Drink maker Fever-Tree has said its plans to avoid high transatlantic shipping costs had been set back in the first six months of the year as the bottling plant it uses in the US struggled to hire enough staff.

The business continued to ship more goods from the UK than it had first hoped for to fulfil demand across the pond.

It also warned that securing enough glass bottles might become a problem in the second half of the year.

This “will limit our opportunity to deliver revenue upside despite the strong demand we’re seeing across our markets”, it said.

Fever-Tree said pressures on glass costs have been driven by the high price of gas.

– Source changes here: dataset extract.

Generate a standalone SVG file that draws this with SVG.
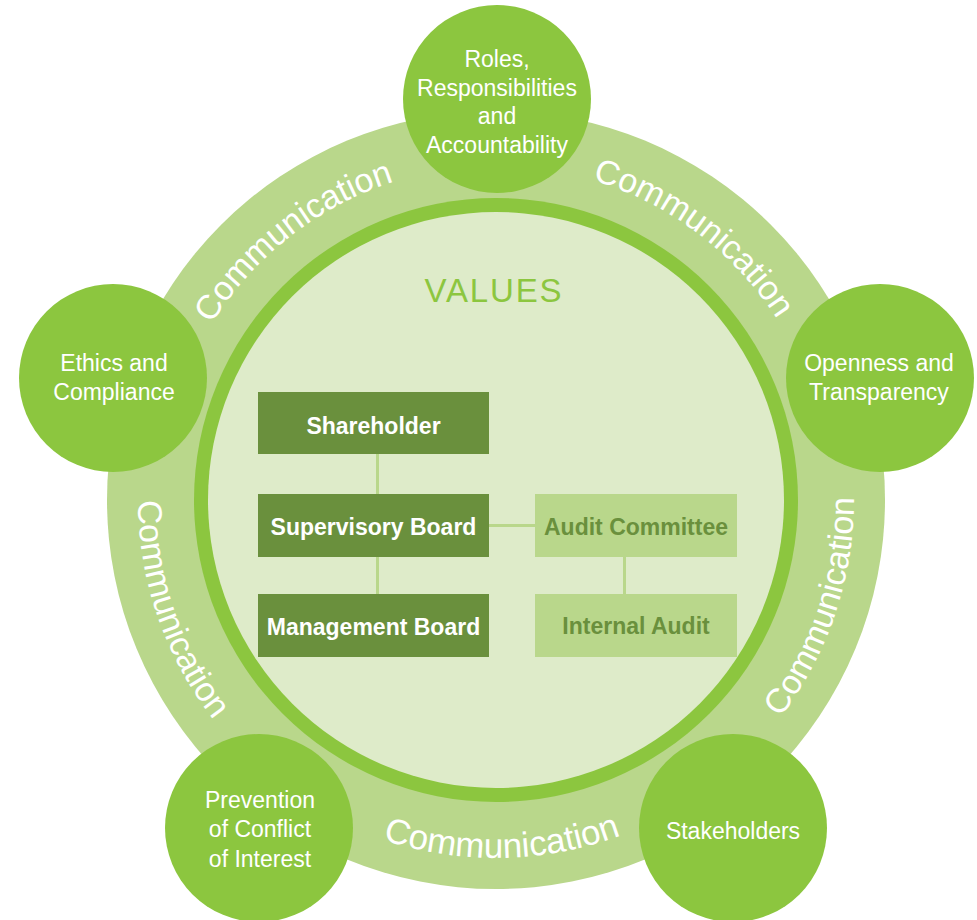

“Whilst disruption and uncertainty remain elevated across categories, the most notable impacts are expected to relate to the cost of glass bottles, where a sustained elevation in gas price is being passed through by suppliers against a backdrop of limited glass availability across the group’s suppliers in the UK and Europe,” the company said.

Elevated costs pushed down pre-tax profit by 30% in the first six months of the year, to £17.6 million.

Sales rose by 14% to £160.9 million, the business said.

“Fever-Tree has delivered a robust revenue performance in the first half of 2022, with a particularly strong performance in Europe as the on-trade recovered,” said chief executive Tim Warrillow.

“Demand has been strong in the US and we have continued to increase our availability on shelf enabling us to deliver a record month in August, a fantastic achievement by the team.

“Alongside driving topline growth, the business remains extremely focused on mitigating the industry-wide cost impacts and whilst we are still highly mindful of the extreme volatility impacting energy-related and logistics costs, we do expect to see a gradual decrease in our exposure over the medium term.”